Wednesday was our fourth full day on the Alaskan Dream’s Misty Fjord, and was scheduled to be a long travel day, navigating Chatham Strait to position us just outside the entrance of Glacier Bay National Park.
Rounding the corner of a peninsula and looking back, we were treated to a grand scene: Point Retreat Lighthouse stood marking the promontory with massive Herbert Glacier dominating the background. The prominence of the glacier in the background despite the distance was a testament to its enormity. The details of the bluish ice field were hazy, creating a dreamlike quality to the scene, the lighthouse starkly contrasting with the clarity of its detail.
Humpbacks had been seen the day before in Freshwater Bay, so our Captain took a slight detour from our planned route to check it out …. what a worthwhile diversion it turned out to be!

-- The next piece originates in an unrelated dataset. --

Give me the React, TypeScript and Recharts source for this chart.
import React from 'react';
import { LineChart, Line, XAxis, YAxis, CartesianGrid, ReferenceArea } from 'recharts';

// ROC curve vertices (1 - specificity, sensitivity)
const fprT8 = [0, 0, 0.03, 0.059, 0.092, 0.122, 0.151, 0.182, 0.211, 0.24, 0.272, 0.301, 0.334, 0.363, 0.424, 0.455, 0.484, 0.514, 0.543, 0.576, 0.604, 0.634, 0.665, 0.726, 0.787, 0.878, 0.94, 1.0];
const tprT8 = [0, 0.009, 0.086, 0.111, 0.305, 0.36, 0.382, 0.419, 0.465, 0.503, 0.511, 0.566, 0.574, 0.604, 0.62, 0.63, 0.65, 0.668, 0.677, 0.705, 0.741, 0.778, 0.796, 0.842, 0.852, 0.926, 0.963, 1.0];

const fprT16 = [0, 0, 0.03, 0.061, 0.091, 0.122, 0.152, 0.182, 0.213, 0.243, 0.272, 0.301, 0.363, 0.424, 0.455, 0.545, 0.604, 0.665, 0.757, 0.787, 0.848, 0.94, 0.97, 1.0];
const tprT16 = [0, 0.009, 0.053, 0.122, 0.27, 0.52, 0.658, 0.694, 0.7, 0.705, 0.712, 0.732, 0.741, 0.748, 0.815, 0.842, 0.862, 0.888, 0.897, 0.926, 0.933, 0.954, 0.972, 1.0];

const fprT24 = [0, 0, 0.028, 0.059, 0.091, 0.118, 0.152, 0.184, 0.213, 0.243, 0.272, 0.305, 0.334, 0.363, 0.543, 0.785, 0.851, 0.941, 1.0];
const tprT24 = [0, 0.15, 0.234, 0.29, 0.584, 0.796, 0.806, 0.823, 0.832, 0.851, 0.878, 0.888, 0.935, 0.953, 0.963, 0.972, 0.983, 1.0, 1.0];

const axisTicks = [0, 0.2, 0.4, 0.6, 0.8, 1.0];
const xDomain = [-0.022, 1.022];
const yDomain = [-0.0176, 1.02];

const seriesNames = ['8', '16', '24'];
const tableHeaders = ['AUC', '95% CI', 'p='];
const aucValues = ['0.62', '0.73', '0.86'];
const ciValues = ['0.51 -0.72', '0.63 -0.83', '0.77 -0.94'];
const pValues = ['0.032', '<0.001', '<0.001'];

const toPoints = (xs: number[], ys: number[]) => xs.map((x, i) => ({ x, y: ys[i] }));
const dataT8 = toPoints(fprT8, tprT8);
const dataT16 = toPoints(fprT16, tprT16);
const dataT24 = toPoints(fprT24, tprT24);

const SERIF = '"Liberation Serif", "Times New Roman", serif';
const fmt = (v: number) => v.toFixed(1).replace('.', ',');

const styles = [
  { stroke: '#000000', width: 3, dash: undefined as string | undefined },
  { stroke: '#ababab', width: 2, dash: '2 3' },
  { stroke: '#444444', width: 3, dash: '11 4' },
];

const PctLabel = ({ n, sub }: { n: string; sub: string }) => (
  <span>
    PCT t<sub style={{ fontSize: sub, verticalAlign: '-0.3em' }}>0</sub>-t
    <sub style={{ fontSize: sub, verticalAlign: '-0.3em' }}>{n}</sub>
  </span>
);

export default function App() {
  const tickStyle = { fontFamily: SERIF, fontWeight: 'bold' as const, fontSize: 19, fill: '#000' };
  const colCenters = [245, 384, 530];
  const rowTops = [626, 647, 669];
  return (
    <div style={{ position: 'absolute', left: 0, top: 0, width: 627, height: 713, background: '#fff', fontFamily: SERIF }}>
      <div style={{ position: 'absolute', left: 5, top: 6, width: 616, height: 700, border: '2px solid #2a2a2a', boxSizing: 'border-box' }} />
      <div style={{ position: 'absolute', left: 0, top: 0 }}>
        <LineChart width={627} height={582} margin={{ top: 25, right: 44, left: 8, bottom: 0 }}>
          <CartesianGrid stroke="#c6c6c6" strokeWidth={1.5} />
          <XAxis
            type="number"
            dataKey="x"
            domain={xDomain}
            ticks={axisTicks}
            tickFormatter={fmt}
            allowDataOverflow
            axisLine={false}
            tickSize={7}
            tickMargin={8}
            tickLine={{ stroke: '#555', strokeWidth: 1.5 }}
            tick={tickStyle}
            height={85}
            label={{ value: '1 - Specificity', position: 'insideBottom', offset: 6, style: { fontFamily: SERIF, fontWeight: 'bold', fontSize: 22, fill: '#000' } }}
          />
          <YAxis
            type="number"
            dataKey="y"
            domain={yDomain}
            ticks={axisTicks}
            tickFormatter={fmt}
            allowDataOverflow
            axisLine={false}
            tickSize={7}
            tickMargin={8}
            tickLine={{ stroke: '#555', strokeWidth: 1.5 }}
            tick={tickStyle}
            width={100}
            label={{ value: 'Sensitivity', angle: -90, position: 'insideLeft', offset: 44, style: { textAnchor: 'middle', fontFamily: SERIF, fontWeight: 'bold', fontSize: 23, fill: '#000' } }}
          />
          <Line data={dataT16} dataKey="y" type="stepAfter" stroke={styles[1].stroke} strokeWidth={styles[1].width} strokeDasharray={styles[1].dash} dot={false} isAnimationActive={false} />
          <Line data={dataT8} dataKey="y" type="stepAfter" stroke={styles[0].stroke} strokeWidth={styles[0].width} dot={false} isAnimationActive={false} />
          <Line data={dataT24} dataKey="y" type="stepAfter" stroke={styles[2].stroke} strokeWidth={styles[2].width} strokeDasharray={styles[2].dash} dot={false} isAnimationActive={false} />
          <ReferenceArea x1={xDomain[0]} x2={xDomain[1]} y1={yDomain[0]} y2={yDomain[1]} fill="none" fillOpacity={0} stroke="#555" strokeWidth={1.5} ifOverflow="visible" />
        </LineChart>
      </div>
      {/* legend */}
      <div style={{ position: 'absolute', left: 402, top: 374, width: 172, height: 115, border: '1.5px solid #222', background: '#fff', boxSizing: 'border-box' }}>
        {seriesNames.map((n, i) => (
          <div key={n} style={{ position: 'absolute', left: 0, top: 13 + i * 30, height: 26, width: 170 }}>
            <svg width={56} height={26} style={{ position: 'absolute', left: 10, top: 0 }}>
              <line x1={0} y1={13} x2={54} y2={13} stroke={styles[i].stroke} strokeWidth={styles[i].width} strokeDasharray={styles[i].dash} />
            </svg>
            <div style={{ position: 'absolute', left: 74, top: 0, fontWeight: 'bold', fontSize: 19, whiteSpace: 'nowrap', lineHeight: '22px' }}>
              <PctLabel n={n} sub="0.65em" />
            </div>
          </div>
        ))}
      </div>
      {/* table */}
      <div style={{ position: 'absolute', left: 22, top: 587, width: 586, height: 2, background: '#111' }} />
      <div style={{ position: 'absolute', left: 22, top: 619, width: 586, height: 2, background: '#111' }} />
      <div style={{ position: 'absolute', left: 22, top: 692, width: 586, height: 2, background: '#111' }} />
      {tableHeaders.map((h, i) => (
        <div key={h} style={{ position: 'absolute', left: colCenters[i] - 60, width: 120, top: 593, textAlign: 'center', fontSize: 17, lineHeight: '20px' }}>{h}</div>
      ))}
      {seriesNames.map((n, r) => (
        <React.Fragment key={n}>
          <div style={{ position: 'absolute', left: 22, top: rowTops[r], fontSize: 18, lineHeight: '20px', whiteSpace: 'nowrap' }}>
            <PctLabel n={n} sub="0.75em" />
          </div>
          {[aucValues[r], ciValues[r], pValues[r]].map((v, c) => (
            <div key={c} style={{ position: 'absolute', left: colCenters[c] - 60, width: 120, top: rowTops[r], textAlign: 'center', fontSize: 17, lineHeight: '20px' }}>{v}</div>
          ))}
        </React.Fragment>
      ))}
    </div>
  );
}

As we entered the bay, in the distance we could see multiple spouts and a flurry of activity before the classic arching backs and flipping tails followed.

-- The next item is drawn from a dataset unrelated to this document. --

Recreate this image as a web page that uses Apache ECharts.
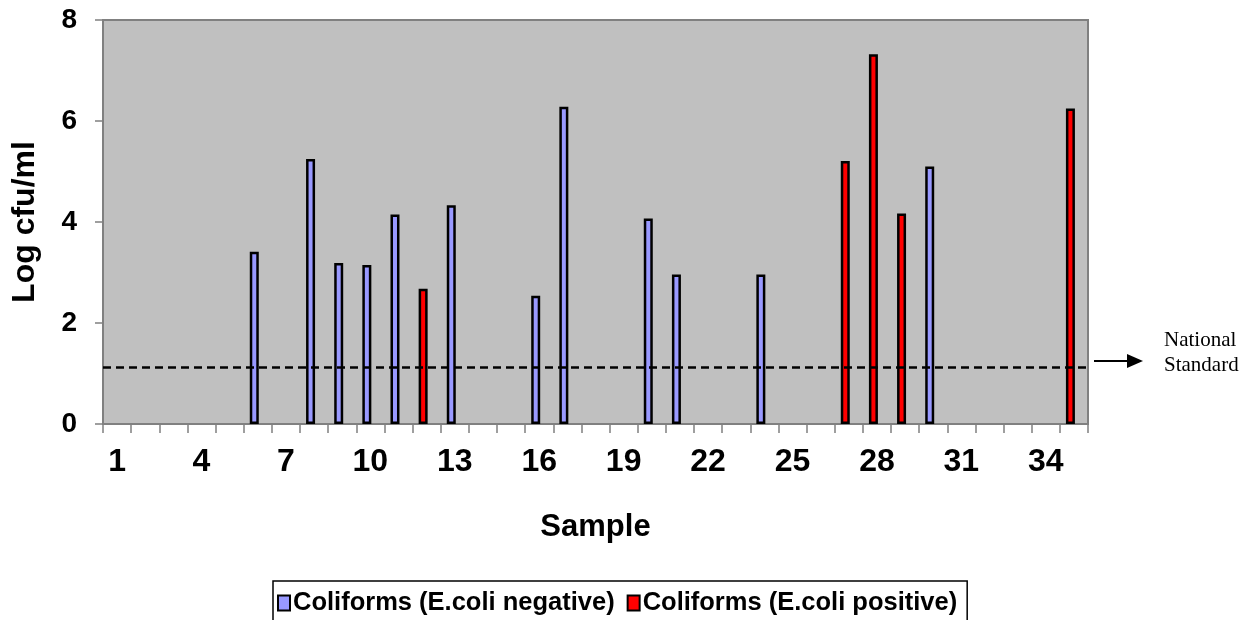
<!DOCTYPE html>
<html>
<head>
<meta charset="utf-8">
<script src="https://cdn.jsdelivr.net/npm/echarts@6/dist/echarts.min.js"></script>
<style>
  html, body { margin: 0; padding: 0; background: #ffffff; }
  #chart { width: 1255px; height: 620px; }
</style>
</head>
<body>
<div id="chart"></div>
<script>
// ---- data ----
const categories = ['1','2','3','4','5','6','7','8','9','10','11','12','13','14','15','16','17','18','19','20','21','22','23','24','25','26','27','28','29','30','31','32','33','34','35'];
const ecoliNegative = ['-','-','-','-','-',3.41,'-',5.25,3.19,3.15,4.15,'-',4.33,'-','-',2.54,6.28,'-','-',4.07,2.96,'-','-',2.96,'-','-','-','-','-',5.10,'-','-','-','-','-'];
const ecoliPositive = ['-','-','-','-','-','-','-','-','-','-','-',2.68,'-','-','-','-','-','-','-','-','-','-','-','-','-','-',5.21,7.32,4.17,'-','-','-','-','-',6.25];
const emptySlot = [];   // unused third cluster slot (as in the original spreadsheet chart)
const seriesNames = ['Coliforms (E.coli negative)', 'Coliforms (E.coli positive)'];
const nationalStandard = 1.13;
const yTicks = { min: 0, max: 8, interval: 2 };

const FONT = '"Liberation Sans", Arial, sans-serif';
const chart = echarts.init(document.getElementById('chart'), null, { renderer: 'canvas' });

const GRID = { left: 103, right: 167, top: 20, bottom: 196 };
const BAR_W = 9;
const BAR_GAP = '-22%';

const option = {
  animation: false,
  backgroundColor: '#ffffff',
  grid: {
    left: GRID.left, right: GRID.right, top: GRID.top, bottom: GRID.bottom,
    show: true, backgroundColor: '#C0C0C0', borderColor: '#808080', borderWidth: 2
  },
  legend: {
    data: seriesNames,
    left: 273, top: 581,
    orient: 'horizontal',
    selectedMode: false,
    icon: 'rect',
    itemWidth: 12, itemHeight: 15,
    itemGap: 12,
    padding: [9, 10, 9, 4],
    backgroundColor: '#ffffff',
    borderColor: '#000000', borderWidth: 1.5, borderRadius: 0,
    textStyle: { fontFamily: FONT, fontWeight: 'bold', fontSize: 25.5, color: '#000', padding: [0, 0, 0, -2] }
  },
  xAxis: {
    type: 'category',
    data: categories,
    boundaryGap: true,
    name: 'Sample',
    nameLocation: 'middle',
    nameGap: 88,
    nameTextStyle: { fontFamily: FONT, fontWeight: 'bold', fontSize: 31, color: '#000' },
    axisLine: { lineStyle: { color: '#808080', width: 2 } },
    axisTick: { show: true, interval: 0, length: 9, lineStyle: { color: '#808080', width: 1.5 } },
    axisLabel: { interval: 2, margin: 22, fontFamily: FONT, fontWeight: 'bold', fontSize: 32, color: '#000' },
    splitLine: { show: false }
  },
  yAxis: {
    type: 'value',
    min: yTicks.min, max: yTicks.max, interval: yTicks.interval,
    name: 'Log cfu/ml',
    nameLocation: 'middle',
    nameGap: 62,
    nameRotate: 90,
    nameTextStyle: { fontFamily: FONT, fontWeight: 'bold', fontSize: 32, color: '#000' },
    axisLine: { show: true, lineStyle: { color: '#808080', width: 2 } },
    axisTick: { show: true, length: 8, lineStyle: { color: '#808080', width: 1.5 } },
    axisLabel: { margin: 26, fontFamily: FONT, fontWeight: 'bold', fontSize: 28, color: '#000' },
    splitLine: { show: false }
  },
  series: [
    {
      name: seriesNames[0],
      type: 'bar',
      stack: 'coliforms',
      data: ecoliNegative,
      barWidth: BAR_W,
      barGap: BAR_GAP,
      itemStyle: { color: '#9999FF', borderColor: '#000000', borderWidth: 2.5 },
      markLine: {
        silent: true,
        symbol: ['none', 'none'],
        label: { show: false },
        lineStyle: { color: '#000000', width: 2.5, type: [8, 5] },
        data: [{ yAxis: nationalStandard }]
      }
    },
    {
      name: seriesNames[1],
      type: 'bar',
      stack: 'coliforms',
      data: ecoliPositive,
      barWidth: BAR_W,
      barGap: BAR_GAP,
      itemStyle: { color: '#FF0000', borderColor: '#000000', borderWidth: 2.5 }
    },
    {
      name: 'slot',
      type: 'bar',
      stack: 'slot',
      data: emptySlot,
      barWidth: BAR_W,
      barGap: BAR_GAP,
      silent: true
    }
  ]
};
chart.setOption(option);

// Annotation: arrow + "National Standard" label positioned from the y scale
const yStd = chart.convertToPixel({ yAxisIndex: 0 }, nationalStandard);
const arrowY = yStd - 6;
chart.setOption({
  graphic: [
    { type: 'line', shape: { x1: 1094, y1: arrowY, x2: 1130, y2: arrowY }, style: { stroke: '#000', lineWidth: 2 } },
    { type: 'polygon', shape: { points: [[1127, arrowY - 7], [1143, arrowY], [1127, arrowY + 7]] }, style: { fill: '#000' } },
    { type: 'text', left: 1164, top: arrowY - 33,
      style: { text: 'National\nStandard', fill: '#000', font: '21px "Liberation Serif", "Times New Roman", serif', lineHeight: 25 } }
  ]
});
</script>
</body>
</html>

We clustered on the bow of our small vessel, scanning the open waters around us. The telltale churning circle appeared before a chorus of mouths and snouts emerged, with flailing pectorals showing flashes of white joining the feeding frenzy. The bubble net was created by the whales below, which trapped the herring the whales then swooped up to consume. The humpbacks milled about after the initial circular effort, water spouts following one after the other, undulating dorsal fins side by side, and the seemingly synchronized dive together — 3, 4, 5 at a time, tails slowly turning over and sinking to the water below, signaling the end of another feeding session.
We watched this sequence play out in full several times. Our gasps of awestruck wonder each time the stages of the instinctual dance began anew. Our small group soaked in the spectacle in silence … creating space for the sounds of the whales from below and along the surface to reach us, like an otherwordly exchange of voices.

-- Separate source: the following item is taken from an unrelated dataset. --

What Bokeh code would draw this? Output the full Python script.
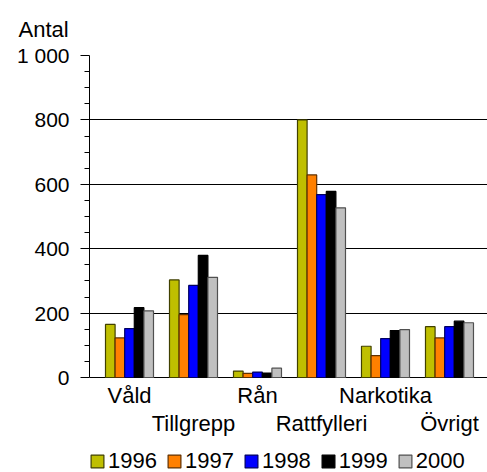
from bokeh.plotting import figure
from bokeh.models import (Range1d, FixedTicker, Legend, LegendItem, ColumnDataSource)
from bokeh.core.properties import value
from bokeh.transform import dodge
from bokeh.embed import file_html
from bokeh.resources import INLINE

categories = ["Våld", "Tillgrepp", "Rån", "Rattfylleri", "Narkotika", "Övrigt"]
years = ["1996", "1997", "1998", "1999", "2000"]
v1996 = [165, 303, 20, 800, 97, 158]
v1997 = [123, 195, 13, 629, 68, 123]
v1998 = [152, 286, 17, 568, 121, 158]
v1999 = [217, 379, 14, 578, 146, 175]
v2000 = [207, 311, 29, 527, 149, 170]
series = [v1996, v1997, v1998, v1999, v2000]
y_major = [0, 200, 400, 600, 800, 1000]
y_minor = [50, 100, 150, 250, 300, 350, 450, 500, 550, 650, 700, 750, 850, 900, 950]
fills = ["#BFBF00", "#FF8000", "#0000FF", "#000000", "#C0C0C0"]
edges = ["#404000", "#603000", "#000060", "#000000", "#505050"]

FONT = "Liberation Sans"
FS = "22px"
FS_TICK = "21px"

idx = list(range(len(categories)))
src = ColumnDataSource(dict(x=idx, **{("y" + y): s for y, s in zip(years, series)}))

# frame extends below zero so the category labels and legend can live inside it
p = figure(frame_width=398, frame_height=417, output_backend="svg", toolbar_location=None,
           x_range=Range1d(-0.625, 5.594), y_range=Range1d(-295, 1000),
           min_border_left=89, min_border_right=0, min_border_top=55, min_border_bottom=0,
           x_axis_location=None)
p.outline_line_color = None

renderers = []
offsets = [-0.3, -0.15, 0.0, 0.15, 0.3]
for y, off, fc, ec in zip(years, offsets, fills, edges):
    r = p.vbar(x=dodge("x", off), top="y" + y, width=0.15, bottom=0,
               source=src, fill_color=fc, line_color=ec, line_width=1.2)
    renderers.append(r)

ticker = FixedTicker(ticks=y_major, minor_ticks=y_minor)
p.xgrid.grid_line_color = None
p.ygrid.ticker = ticker
p.ygrid.grid_line_color = "#000000"
p.ygrid.grid_line_width = 1

yax = p.yaxis[0]
yax.ticker = ticker
yax.bounds = (0, 1000)
yax.major_label_overrides = {1000: "1 000"}
yax.major_tick_out = 9
yax.major_tick_in = 0
yax.minor_tick_out = 5
yax.minor_tick_in = 0
yax.axis_line_color = "#000000"
yax.major_label_text_font = FONT
yax.major_label_text_font_size = FS_TICK
yax.major_label_text_color = "#000000"
yax.major_label_standoff = 11

# staggered category labels (two rows)
lab_src = ColumnDataSource(dict(x=idx, y=[0] * len(idx), label=categories,
                                yoff=[18 if i % 2 == 0 else 46 for i in idx]))
p.text(x="x", y="y", text="label", y_offset="yoff", source=lab_src,
       text_font=value(FONT), text_font_size=value(FS), text_color="#000000",
       text_align="center", text_baseline="middle")

legend = Legend(items=[LegendItem(label=y, renderers=[r]) for y, r in zip(years, renderers)],
                orientation="horizontal", location=(0, -2),
                label_text_font=FONT, label_text_font_size=FS, label_text_color="#000000",
                glyph_width=16, glyph_height=16, label_standoff=3, spacing=9,
                padding=0, margin=0, border_line_color=None, background_fill_alpha=0,
                label_height=16)
p.add_layout(legend, "center")

p.title.text = "Antal"
p.title.align = "left"
p.title.offset = -71
p.title.text_font = FONT
p.title.text_font_size = FS
p.title.text_font_style = "normal"
p.title.text_color = "#000000"
p.title.standoff = 28

open("out.html", "w").write(file_html(p, INLINE))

At one point, the last of the whales’ tails gracefully disappeared, and most of us had set aside cameras and binoculars while we replayed the scene in conversation.
Suddenly, a single whale broke the surface in a breathtaking arch, breaching the water almost completely in a majestic manner, before it landed dramatically, displacing an enormous amount of water in one fell swoop. The bay’s surface reflected the disturbance for an extended time before returning to its even ripples.
Our unplanned hours in Freshwater Bay meant spending most of the rest of the day traveling to position for the remaining two days of our itinerary. Along the way we noticed the periodic group of Dall’s porpoises playing on the waves, or an isolated sea otter or sea lion traveling on its own journey.
Evening brought us to Flynn Cove, and we anchored for the night. The sun was just beginning its descent as kayaks were brought down from the top of the boat. The waters were calm and we pushed off in pairs to explore the cove.
The area was known to be popular with bears, but the unsettling growl that echoed across the water, in the way that only sounds can in the quiet of evening, was not a bear — instead it came from one of two elephant seals who were surprised by a couple of the kayaks. Our naturalist scared them off and the rest of the evening paddle was uneventful.
Before returning to the boat for the night, most of us beached our kayaks and took a short walk across the point from Flynn Cove to where we could see Icy Strait, just as the sky shifted from gold to pinks and blues, signaling that twilight had begun.
On the beach, faint bear tracks were seen, mixed with signs of birds and smaller animals. While I did not hear it, several in our group heard the low grumble which was an almost indescribable guttural sound that was unmistakably bear. It was our signal to leave.
With a short paddle back to the boat, our day of wonder came to an end.